Reminder: Sparsity and partitioning

Want to partition sparse graphs so that

  • Subgraphs are same size (load balance)
  • Cut size is minimal (minimize communication)

Matrices that are “almost” diagonal are good?

Reordering for bandedness

Natural order RCM order

Reverse Cuthill-McKee

  • Select “peripheral” vertex \(v\)
  • Order according to breadth first search from \(v\)
  • Reverse ordering

From iterative to direct

  • RCM ordering is great for SpMV
  • But isn’t narrow banding good for solvers, too?
    • LU takes \(O(nb^2)\) where \(b\) is bandwidth.
    • Great if there’s an ordering where \(b\) is small!

Skylines and profiles

  • Profile solvers generalize band solvers
  • Skyline storage for lower triangle: for each row \(i\),
    • Start and end of storage for nonzeros in row.
    • Contiguous nonzero list up to main diagonal.
  • In each column, first nonzero defines a profile.
  • All fill-in confined to profile.
  • RCM is again a good ordering.

Beyond bandedness

  • Minimum bandwidth for 2D model problem? 3D?
  • Skyline only gets us so much farther

Beyond bandedness

But more general solvers have similar structure

  • Ordering (minimize fill)
  • Symbolic factorization (where will fill be?)
  • Numerical factorization (pivoting?)
  • ... and triangular solves

Troublesome Trees

One step of Gaussian elimination completely fills this matrix!

Terrific Trees

Full Gaussian elimination generates no fill in this matrix!

Graphic Elimination

Consider first steps of GE

A(2:end,1)     = A(2:end,1)/A(1,1);
A(2:end,2:end) = A(2:end,2:end)-...
                 A(2:end,1)*A(1,2:end);

Nonzero in the outer product at \((i,j)\) if A(i,1) and A(j,1) both nonzero — that is, if \(i\) and \(j\) are both connected to 1.

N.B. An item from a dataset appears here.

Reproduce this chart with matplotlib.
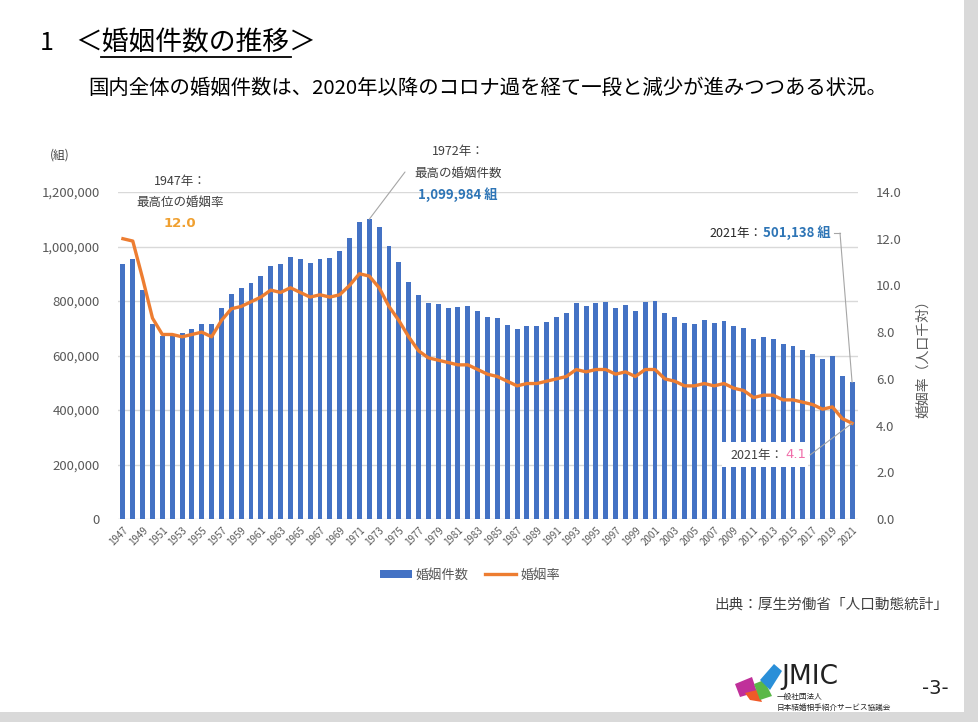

General: Eliminate variable, connect remaining neighbors.

Terrific Trees Redux

Order leaves to root \(\implies\)
on eliminating \(i\), parent of \(i\) is only remaining neighbor.

Nested Dissection

  • Idea: Think of block tree structures.
  • Eliminate block trees from bottom up.
  • Can recursively partition at leaves.

Nested Dissection

  • Rough cost estimate: how much just to factor dense Schur complements associated with separators?
  • Notice graph partitioning appears again!
    • And again we want small separators!

Nested Dissection

Model problem: Laplacian with 5 point stencil (for 2D)

  • ND gives optimal complexity in exact arithmetic
    (George 73, Hoffman/Martin/Rose)
  • 2D: \(O(N \log N)\) memory, \(O(N^{3/2})\) flops
  • 3D: \(O(N^{4/3})\) memory, \(O(N^2)\) flops

Minimum Degree

  • Locally greedy strategy
    • Want to minimize upper bound on fill-in
    • Fill \(\leq\) (degree in remaining graph)\(^2\)
  • At each step
    • Eliminate vertex with smallest degree
    • Update degrees of neighbors
  • Problem: Expensive to implement!
    • But better varients via quotient graphs
    • Variants often used in practice

Elimination Tree

  • Variables (columns) are nodes in trees
  • \(j\) a descendant of \(k\) if eliminating \(j\) updates \(k\)
  • Can eliminate disjoint subtrees in parallel!

Cache locality

Basic idea: exploit “supernodal” (dense) structures in factor

  • e.g. arising from elimination of separator Schur complements in ND
  • Other alternatives exist (multifrontal solvers)

Pivoting

Pivoting is painful, particularly in distributed memory!

  • Cholesky — no need to pivot!
  • Threshold pivoting — pivot when things look dangerous
  • Static pivoting — try to decide up front

What if things go wrong with threshold/static pivoting?
Common theme: Clean up sloppy solves with good residuals

Direct to iterative

Can improve solution by iterative refinement: \[\begin{aligned} PAQ &\approx LU \\ x_0 &\approx Q U^{-1} L^{-1} Pb \\ r_0 &= b-Ax_0 \\ x_1 &\approx x_0 + Q U^{-1} L^{-1} P r_0 \end{aligned} \] Looks like approximate Newton on \(F(x) = Ax-b = 0\).
This is just a stationary iterative method!
Nonstationary methods work, too.

Variations on a theme

If we’re willing to sacrifice some on factorization,

  • Single precision factor + double precision refinement?
  • Sloppy factorizations (marginal stability) + refinement?
  • Modify \(m\) small pivots as they’re encountered (low rank updates), fix with \(m\) steps of a Krylov solver?

Parting advice

  • Sparse direct for 2D problems
  • Gets more expensive for 3D problems
  • Approximate direct solves make good preconditioners